The origin story is very specific: Krcha was using Cursor on another project and got tired of writing long prompts just to describe a navigation bar or sidebar. So he built a canvas into the workflow, then realized the inversion was even more interesting — not just sketching for the agent to build, but asking the agent to design back at him — which he describes as a “head exploding emoji” moment.

Swarm mode turns the designer into an orchestrator, not a bystander

Krcha compares the workflow to running a design agency: sometimes you delegate, sometimes you jump in and tweak things yourself.

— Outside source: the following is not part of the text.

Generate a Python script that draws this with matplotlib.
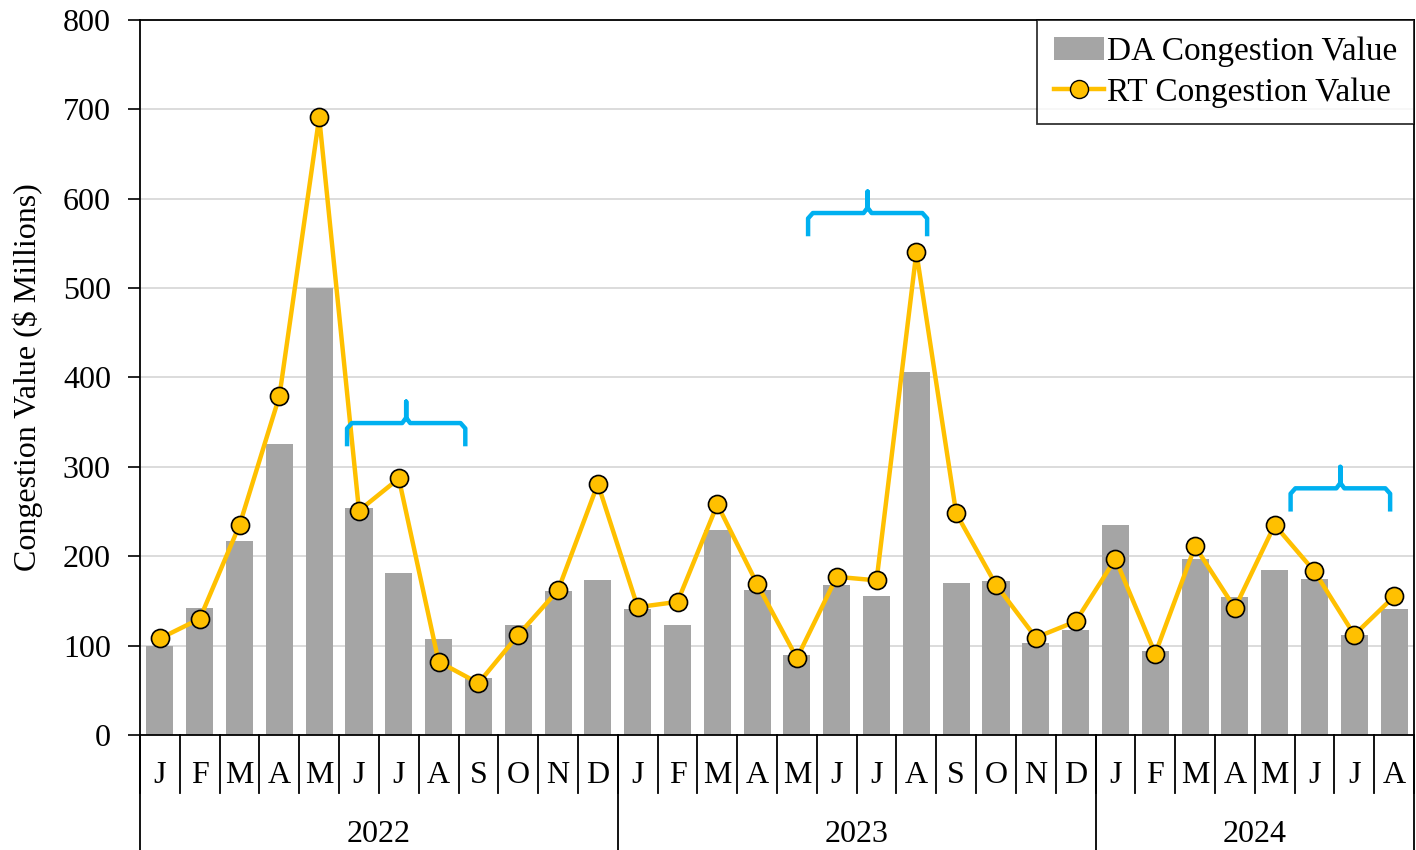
import numpy as np
import matplotlib.pyplot as plt
from matplotlib.patches import Patch
from matplotlib.lines import Line2D
from matplotlib.transforms import blended_transform_factory

plt.rcParams['font.family'] = ['Liberation Serif', 'DejaVu Serif']

months = ["J", "F", "M", "A", "M", "J", "J", "A", "S", "O", "N", "D",
          "J", "F", "M", "A", "M", "J", "J", "A", "S", "O", "N", "D",
          "J", "F", "M", "A", "M", "J", "J", "A"]
years = ["2022", "2023", "2024"]
year_counts = [12, 12, 8]

da_value = [100, 142, 217, 326, 500, 254, 181, 107, 64, 123, 161, 173,
            141, 123, 229, 162, 89, 168, 156, 406, 170, 172, 103, 117,
            235, 94, 197, 154, 185, 175, 112, 141]
rt_value = [108, 130, 235, 379, 691, 251, 287, 82, 58, 112, 162, 281,
            143, 149, 258, 169, 86, 177, 173, 540, 248, 168, 109, 127,
            197, 91, 211, 142, 235, 183, 112, 155]

# brace annotations: (start, end, level) in data units
braces = [(4.7, 7.67, 349), (16.28, 19.27, 584), (28.4, 30.9, 276)]

fig = plt.figure(figsize=(14.16, 8.5), dpi=100)
ax = fig.add_axes([0.0989, 0.1353, 0.8997, 0.8412])

x = np.arange(len(months))
ax.bar(x, da_value, width=0.68, color="#A5A5A5", zorder=2)
ax.plot(x, rt_value, color="#FFC000", lw=3.2, marker="o", markersize=13,
        markerfacecolor="#FFC000", markeredgecolor="black", markeredgewidth=1.2,
        zorder=3)

ax.set_xlim(-0.5, len(months) - 0.5)
ax.set_ylim(0, 800)
ax.set_yticks(range(0, 801, 100))
ax.yaxis.grid(True, color="#D9D9D9", lw=1.3, zorder=0)
ax.set_axisbelow(True)
ax.tick_params(axis="y", labelsize=23, length=9, width=1.2, direction="out", pad=12)
ax.set_xticks([])
for s in ax.spines.values():
    s.set_color("black")
    s.set_linewidth(1.3)

ax.set_ylabel("Congestion Value ($ Millions)", fontsize=23, labelpad=14)

# category axis: month labels, separators and year labels
tr = blended_transform_factory(ax.transData, ax.transAxes)
for i, m in enumerate(months):
    ax.text(i, -0.056, m, transform=tr, ha="center", va="center", fontsize=23)
for i in range(len(months) + 1):
    ax.plot([i - 0.5, i - 0.5], [0, -0.081], transform=tr, color="black",
            lw=1.3, clip_on=False)
start = 0
for yr, n in zip(years, year_counts):
    ax.plot([start - 0.5, start - 0.5], [0, -0.2], transform=tr, color="black",
            lw=1.3, clip_on=False)
    ax.text(start + (n - 1) / 2, -0.139, yr, transform=tr, ha="center",
            va="center", fontsize=23)
    start += n
ax.plot([start - 0.5, start - 0.5], [0, -0.2], transform=tr, color="black",
        lw=1.3, clip_on=False)

# curly braces
for x0, x1, lev in braces:
    xm = (x0 + x1) / 2
    bx = [x0, x0, x0 + 0.12, xm - 0.1, xm, xm, xm, xm + 0.1, x1 - 0.12, x1, x1]
    by = [lev - 26, lev - 6, lev, lev, lev + 6, lev + 24, lev + 6, lev, lev, lev - 6, lev - 26]
    ax.plot(bx, by, color="#00B0F0", lw=3.2, solid_capstyle="butt",
            solid_joinstyle="round", zorder=4)

handles = [Patch(facecolor="#A5A5A5", edgecolor="none"),
           Line2D([0], [0], color="#FFC000", lw=3.2, marker="o", markersize=13,
                  markerfacecolor="#FFC000", markeredgecolor="black")]
leg = ax.legend(handles, ["DA Congestion Value", "RT Congestion Value"],
                loc="upper right", fontsize=24, frameon=True, fancybox=False,
                edgecolor="black", handlelength=1.5, handletextpad=0.1,
                borderaxespad=0, labelspacing=0.3, borderpad=0.5)
leg.get_frame().set_linewidth(1.3)
leg.set_zorder(5)

fig.savefig("out.png", dpi=100)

Pencil’s swarm mode can produce 10 or 15 variations at once, then remix what’s interesting from one iteration into another, giving designers a way to direct exploration without starting from a blank canvas every time.

His model of the future stack: canvas, tweaker, and headless design agent

Krcha agrees there’s a broader tooling shift coming, but he doesn’t think one super-tool wins it all. His version is a canvas for exploration, a visual “tweaker” for modifying production code, and a headless agent running on the server — which is why Pencil has a CLI that can operate from the terminal, read JSON design files, render offscreen, generate screenshots or PDFs, and even text you a result.

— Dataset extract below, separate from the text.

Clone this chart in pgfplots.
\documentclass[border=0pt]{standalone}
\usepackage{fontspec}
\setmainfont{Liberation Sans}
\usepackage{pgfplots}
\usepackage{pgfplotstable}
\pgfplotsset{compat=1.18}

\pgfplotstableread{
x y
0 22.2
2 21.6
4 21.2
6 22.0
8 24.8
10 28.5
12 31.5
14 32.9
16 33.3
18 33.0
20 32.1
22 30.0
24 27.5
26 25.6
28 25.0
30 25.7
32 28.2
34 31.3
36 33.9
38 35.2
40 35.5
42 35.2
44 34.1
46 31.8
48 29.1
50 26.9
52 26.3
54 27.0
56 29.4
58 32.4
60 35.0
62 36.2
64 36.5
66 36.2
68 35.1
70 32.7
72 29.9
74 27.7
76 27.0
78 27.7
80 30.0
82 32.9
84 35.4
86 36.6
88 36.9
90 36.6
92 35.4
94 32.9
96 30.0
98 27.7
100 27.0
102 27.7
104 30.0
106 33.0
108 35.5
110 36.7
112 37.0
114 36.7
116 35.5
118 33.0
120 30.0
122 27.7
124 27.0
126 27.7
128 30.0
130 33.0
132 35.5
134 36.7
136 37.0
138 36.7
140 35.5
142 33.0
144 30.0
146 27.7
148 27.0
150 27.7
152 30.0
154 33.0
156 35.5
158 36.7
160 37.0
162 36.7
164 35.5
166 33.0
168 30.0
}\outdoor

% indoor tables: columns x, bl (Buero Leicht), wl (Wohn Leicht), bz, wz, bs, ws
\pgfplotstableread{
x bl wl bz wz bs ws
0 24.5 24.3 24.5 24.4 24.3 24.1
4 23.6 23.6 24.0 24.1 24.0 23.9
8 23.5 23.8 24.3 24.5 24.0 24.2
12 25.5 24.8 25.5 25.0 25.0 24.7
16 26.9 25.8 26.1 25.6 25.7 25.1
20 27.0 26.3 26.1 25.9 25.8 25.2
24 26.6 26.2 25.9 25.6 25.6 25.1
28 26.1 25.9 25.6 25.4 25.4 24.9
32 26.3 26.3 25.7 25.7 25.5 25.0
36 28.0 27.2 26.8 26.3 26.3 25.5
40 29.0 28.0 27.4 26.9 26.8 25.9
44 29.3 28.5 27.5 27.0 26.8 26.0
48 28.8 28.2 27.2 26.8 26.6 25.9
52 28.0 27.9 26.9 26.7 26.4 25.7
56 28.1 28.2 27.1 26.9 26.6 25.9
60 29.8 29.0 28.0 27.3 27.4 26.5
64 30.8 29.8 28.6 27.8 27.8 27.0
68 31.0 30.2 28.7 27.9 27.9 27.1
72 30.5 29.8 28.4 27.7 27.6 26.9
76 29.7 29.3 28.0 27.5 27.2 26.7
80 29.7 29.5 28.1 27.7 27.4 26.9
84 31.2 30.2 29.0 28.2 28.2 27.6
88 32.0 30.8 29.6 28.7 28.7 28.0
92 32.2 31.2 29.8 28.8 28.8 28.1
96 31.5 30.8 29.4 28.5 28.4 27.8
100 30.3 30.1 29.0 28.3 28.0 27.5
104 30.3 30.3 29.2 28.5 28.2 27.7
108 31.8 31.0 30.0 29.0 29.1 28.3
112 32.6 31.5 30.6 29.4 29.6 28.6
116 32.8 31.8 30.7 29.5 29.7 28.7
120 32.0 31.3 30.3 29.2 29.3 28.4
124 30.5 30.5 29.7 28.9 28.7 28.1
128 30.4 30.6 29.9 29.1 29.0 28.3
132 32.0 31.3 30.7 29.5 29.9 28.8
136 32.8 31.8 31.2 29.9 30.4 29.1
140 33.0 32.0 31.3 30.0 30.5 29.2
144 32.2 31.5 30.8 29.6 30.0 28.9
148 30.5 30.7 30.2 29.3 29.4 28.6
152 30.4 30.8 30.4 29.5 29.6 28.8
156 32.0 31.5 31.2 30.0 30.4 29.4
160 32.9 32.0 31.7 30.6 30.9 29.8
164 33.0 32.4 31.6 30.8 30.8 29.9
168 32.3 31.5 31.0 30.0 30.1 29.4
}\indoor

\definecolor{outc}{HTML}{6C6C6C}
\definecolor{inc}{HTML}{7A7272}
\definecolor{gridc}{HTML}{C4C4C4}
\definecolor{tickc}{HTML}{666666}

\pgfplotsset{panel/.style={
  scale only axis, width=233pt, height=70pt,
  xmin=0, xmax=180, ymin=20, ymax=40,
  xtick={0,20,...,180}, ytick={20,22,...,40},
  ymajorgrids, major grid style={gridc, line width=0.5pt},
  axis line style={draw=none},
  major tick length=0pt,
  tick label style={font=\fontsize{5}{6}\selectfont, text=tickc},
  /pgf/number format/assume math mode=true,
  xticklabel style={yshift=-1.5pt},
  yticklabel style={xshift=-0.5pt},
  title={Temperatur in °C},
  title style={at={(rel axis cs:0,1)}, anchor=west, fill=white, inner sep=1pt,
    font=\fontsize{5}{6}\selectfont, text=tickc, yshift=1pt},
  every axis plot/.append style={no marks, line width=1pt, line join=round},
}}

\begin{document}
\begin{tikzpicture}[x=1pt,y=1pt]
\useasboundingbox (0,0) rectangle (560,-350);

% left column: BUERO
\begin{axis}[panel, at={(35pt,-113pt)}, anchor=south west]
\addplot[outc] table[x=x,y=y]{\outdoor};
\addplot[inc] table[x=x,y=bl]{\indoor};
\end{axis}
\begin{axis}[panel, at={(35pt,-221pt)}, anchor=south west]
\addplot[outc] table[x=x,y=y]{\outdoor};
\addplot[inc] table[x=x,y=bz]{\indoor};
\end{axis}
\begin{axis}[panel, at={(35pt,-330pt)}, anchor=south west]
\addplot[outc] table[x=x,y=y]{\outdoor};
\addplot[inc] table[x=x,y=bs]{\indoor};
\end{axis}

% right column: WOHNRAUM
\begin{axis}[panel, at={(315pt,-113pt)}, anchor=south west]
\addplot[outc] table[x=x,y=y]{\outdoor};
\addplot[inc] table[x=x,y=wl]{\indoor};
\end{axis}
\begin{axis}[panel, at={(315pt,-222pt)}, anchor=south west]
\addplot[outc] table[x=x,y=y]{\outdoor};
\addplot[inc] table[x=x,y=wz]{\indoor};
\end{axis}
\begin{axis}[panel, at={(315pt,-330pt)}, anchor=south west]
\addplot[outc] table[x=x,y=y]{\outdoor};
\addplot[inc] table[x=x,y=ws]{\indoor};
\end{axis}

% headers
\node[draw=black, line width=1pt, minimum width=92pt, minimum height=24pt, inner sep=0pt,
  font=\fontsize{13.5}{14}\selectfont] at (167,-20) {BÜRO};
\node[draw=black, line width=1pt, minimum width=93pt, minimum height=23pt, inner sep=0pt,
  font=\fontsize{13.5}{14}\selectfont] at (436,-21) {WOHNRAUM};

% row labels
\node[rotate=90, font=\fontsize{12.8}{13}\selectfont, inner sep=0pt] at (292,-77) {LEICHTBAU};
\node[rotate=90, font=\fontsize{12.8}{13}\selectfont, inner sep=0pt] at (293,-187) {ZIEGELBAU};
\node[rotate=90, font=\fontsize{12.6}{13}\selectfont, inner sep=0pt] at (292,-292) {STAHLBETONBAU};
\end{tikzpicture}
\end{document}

Context becomes the real portable asset

One of the sharpest parts of the conversation is his idea that collaboration shifts away from everyone sharing one canvas toward everyone sharing the same context. Product specs, screenshots, Jira or Linear tasks, codebase knowledge, and design system rules become the “briefcase” designers carry between tools, which is why he’s so focused on open formats and extensibility.

Pencil users are building custom tools inside the tool

Krcha says Pencil’s open JSON “pen” format and scripting support let people generate not just designs, but mini-tools: logo generators, ASCII art generators, waveforms, generative art, even custom plug-ins created on the fly by the agent. His big realization is that the product can’t ship every niche feature itself — but it can let users build the exact tool they need, which matches the broader rise of “brand engineers” and custom AI tooling inside teams.

What surprised him most: agents make people explore way deeper

The biggest surprise wasn’t who used Pencil, but how much they made with it: users in the nearly 10,000-person Discord were sharing files with 30, 40, or 50 artboards. For Krcha, that’s the unlock — agents don’t just speed up execution, they let people externalize more ideas, chase happy accidents through features like “let it cook,” and iterate enough that, in his closing line, “taste comes from participation.”